--- GIVEN INFORMATION ---

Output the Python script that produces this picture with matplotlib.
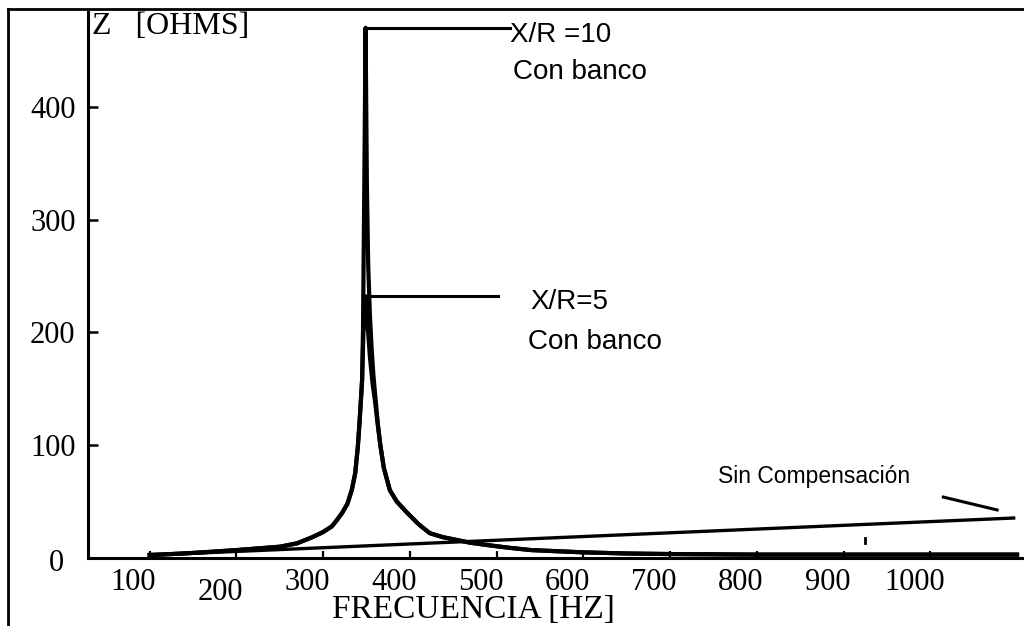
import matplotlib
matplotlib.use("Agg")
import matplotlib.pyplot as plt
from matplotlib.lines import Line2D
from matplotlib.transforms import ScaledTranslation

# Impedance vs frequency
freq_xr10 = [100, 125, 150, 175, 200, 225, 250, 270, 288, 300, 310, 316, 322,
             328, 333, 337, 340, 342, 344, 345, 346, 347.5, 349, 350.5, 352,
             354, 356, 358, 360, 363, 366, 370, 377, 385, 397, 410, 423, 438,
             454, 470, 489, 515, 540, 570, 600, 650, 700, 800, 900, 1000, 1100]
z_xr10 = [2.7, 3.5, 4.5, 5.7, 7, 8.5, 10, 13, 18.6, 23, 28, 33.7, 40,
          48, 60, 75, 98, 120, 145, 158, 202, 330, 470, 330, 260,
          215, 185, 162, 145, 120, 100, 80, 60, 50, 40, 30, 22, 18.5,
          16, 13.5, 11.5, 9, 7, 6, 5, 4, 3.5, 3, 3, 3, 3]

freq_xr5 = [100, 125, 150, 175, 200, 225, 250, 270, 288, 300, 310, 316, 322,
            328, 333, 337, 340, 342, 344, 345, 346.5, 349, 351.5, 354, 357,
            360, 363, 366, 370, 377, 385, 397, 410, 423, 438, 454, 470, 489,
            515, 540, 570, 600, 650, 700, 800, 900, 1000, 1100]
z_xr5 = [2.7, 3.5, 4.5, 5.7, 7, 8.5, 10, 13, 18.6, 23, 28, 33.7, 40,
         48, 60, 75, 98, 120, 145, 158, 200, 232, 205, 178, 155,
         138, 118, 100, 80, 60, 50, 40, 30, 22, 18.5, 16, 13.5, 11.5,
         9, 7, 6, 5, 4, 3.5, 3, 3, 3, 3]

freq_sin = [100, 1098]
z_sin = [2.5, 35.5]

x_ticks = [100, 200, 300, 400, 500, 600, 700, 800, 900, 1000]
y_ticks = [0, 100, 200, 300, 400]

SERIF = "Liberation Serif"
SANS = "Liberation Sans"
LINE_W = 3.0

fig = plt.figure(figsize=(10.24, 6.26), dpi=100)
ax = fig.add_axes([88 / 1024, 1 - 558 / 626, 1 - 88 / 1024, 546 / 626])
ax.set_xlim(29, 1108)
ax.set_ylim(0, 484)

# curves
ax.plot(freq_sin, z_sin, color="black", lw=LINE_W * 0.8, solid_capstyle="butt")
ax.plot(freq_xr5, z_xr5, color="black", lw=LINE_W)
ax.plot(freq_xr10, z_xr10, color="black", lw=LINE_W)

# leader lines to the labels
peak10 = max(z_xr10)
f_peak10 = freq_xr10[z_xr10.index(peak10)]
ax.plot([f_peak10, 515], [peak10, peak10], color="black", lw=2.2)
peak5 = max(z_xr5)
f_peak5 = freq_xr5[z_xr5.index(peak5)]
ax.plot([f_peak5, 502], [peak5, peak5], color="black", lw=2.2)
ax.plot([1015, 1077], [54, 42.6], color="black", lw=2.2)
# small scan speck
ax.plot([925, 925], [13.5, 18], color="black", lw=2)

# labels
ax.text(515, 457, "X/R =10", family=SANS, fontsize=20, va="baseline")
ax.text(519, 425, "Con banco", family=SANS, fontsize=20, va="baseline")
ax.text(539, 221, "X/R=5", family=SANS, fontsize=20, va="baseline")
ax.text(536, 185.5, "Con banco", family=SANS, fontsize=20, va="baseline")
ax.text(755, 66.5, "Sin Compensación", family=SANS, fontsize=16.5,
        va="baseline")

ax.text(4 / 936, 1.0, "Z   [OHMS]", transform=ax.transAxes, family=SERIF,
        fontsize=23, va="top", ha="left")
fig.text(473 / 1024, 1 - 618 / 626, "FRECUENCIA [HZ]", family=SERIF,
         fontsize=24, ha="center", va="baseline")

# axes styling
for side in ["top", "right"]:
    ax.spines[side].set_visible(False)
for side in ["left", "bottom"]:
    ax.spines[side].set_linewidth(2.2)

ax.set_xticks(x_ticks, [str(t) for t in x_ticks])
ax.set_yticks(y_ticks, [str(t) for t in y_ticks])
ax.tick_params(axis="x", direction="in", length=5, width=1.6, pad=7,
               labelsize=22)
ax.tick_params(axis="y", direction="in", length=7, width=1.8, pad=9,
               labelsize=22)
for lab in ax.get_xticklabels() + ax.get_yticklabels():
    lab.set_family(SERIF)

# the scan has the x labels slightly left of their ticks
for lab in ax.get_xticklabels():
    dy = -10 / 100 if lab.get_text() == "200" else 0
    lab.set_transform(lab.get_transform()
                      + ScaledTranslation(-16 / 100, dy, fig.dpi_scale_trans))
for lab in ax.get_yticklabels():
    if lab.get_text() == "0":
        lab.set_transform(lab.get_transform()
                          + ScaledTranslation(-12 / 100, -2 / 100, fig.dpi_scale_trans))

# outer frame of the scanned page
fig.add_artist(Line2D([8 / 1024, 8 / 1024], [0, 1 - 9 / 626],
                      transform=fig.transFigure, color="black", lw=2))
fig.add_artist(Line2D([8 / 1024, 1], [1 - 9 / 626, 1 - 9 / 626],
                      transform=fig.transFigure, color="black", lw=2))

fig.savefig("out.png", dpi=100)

---

* _TASK PROMPT_
Copy out all lines from the material above that contain the string "matplotlib".

* _TASK OUTPUT_
Output the Python script that produces this picture with matplotlib.
import matplotlib
matplotlib.use("Agg")
import matplotlib.pyplot as plt
from matplotlib.lines import Line2D
from matplotlib.transforms import ScaledTranslation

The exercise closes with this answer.